Two factors help him make his case to Congress. The first is the department’s broad portfolio, which includes nuclear weapons and nonproliferation programs overseen by its National Nuclear Security Administration, as well its costly cleanup of Cold War nuclear production sites. Both missions, which enjoy broad support across both parties, consume slightly more than half of DOE’s overall budget.
The second is the shift in domestic energy dynamics, driven largely by the boom in U.S. crude oil and natural gas production to levels thought impossible just a few years ago.
Louisiana Democrat Mary L. Landrieu, who chairs the Senate Energy and Natural Resources Committee, describes Moniz as far more “comfortable” with the needs of fossil-fuel-producing states like her own than was Chu, seen by many lawmakers as singularly focused on clean energy sources.
“He’s been more open to exports of natural gas and he understands the oil and gas revolution that is occurring,” says Landrieu, who took Moniz on a helicopter tour of energy production facilities in Louisiana in May.
Nonetheless, DOE’s efforts on the fossil fuel front remain a piñata for critics. Illustrating the point is broad bipartisan support for exporting natural gas supplies to overseas markets, for which the department acts as gatekeeper under federal law.
Export supporters, which include many lawmakers from both parties as well as domestic oil and gas producers, have long complained that DOE’s process for considering export applications to nontrade partners takes too long (exports to trade partners are automatically approved). Supporters want to see more exports to nonpartner nations such as Ukraine and Japan, for example.
On the opposite side are companies that are heavy users of natural gas, both as a power source and feedstock, who benefit from the relatively cheap domestic price of gas. Export opponents fear allowing too much natural gas to flow abroad will push up domestic costs, negating the economic benefits of the U.S. fracking boom.
After months of consideration, DOE in August finalized an overhaul of the application process that was intended to give priority to export projects that were seen as more economically viable. The shift failed to stem complaints from industry critics, who said the department should have adopted more sweeping reforms.
In the interview, a frustrated Moniz dismissed industry criticism that DOE was dragging its feet on export applications. He noted that the department can’t take final action until a separate Federal Energy Regulatory Commission review is completed. That occurred in late July, when FERC — a separate agency that Moniz does not control — rejected environmentalists’ request to reconsider its approval of Louisiana’s $10 billion Cameron liquefied natural gas project.
“This is all B.S.,” Moniz said. “We had nothing to act on until now.”

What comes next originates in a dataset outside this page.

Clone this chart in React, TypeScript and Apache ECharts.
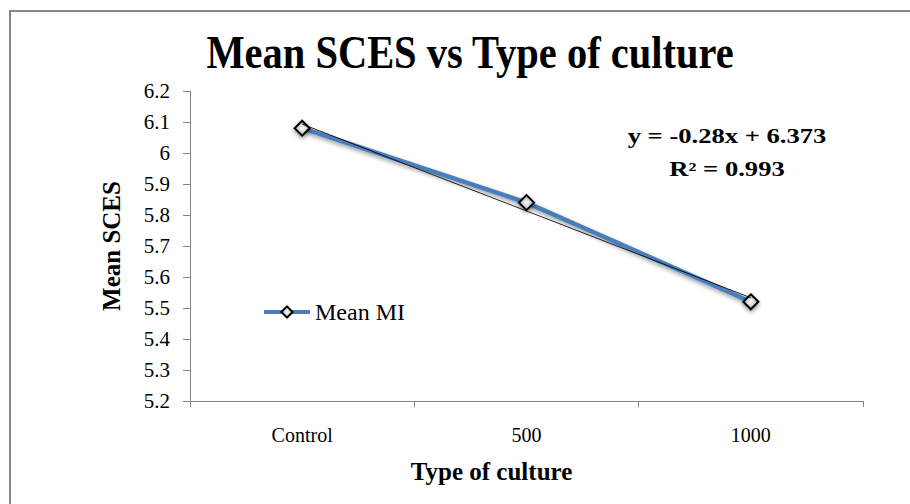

In an interview before DOE announced its overhaul of the natural gas approval process, Senate Energy Committee member John Hoeven, a North Dakota Republican, said he thinks Moniz is constrained on exports and other issues by the White House.
“Unfortunately, I think this administration’s policies hold him up on some things that he knows we need to do,” says Hoeven, an export supporter who also hosted Moniz during a visit to his oil-rich state over the August recess.
While Moniz enjoys good relations with members on both sides of the aisle, it only goes so far in a gridlocked Congress. For instance, he says the snail’s pace at which nominees are confirmed by the Senate is “hurting us badly,” with seven key positions in his department remaining unfilled.
Additionally, Moniz’s behind-the-scenes work with a bipartisan group of senators on a legislative overhaul of federal nuclear waste policy has been unable to gain traction in the House. Nonetheless, he points to the efforts on nuclear waste as a model for how government should work.
“You had both parties and the administration and Congress getting together to craft something that made sense. And it still makes sense,” he said. “To me, it’s good government.”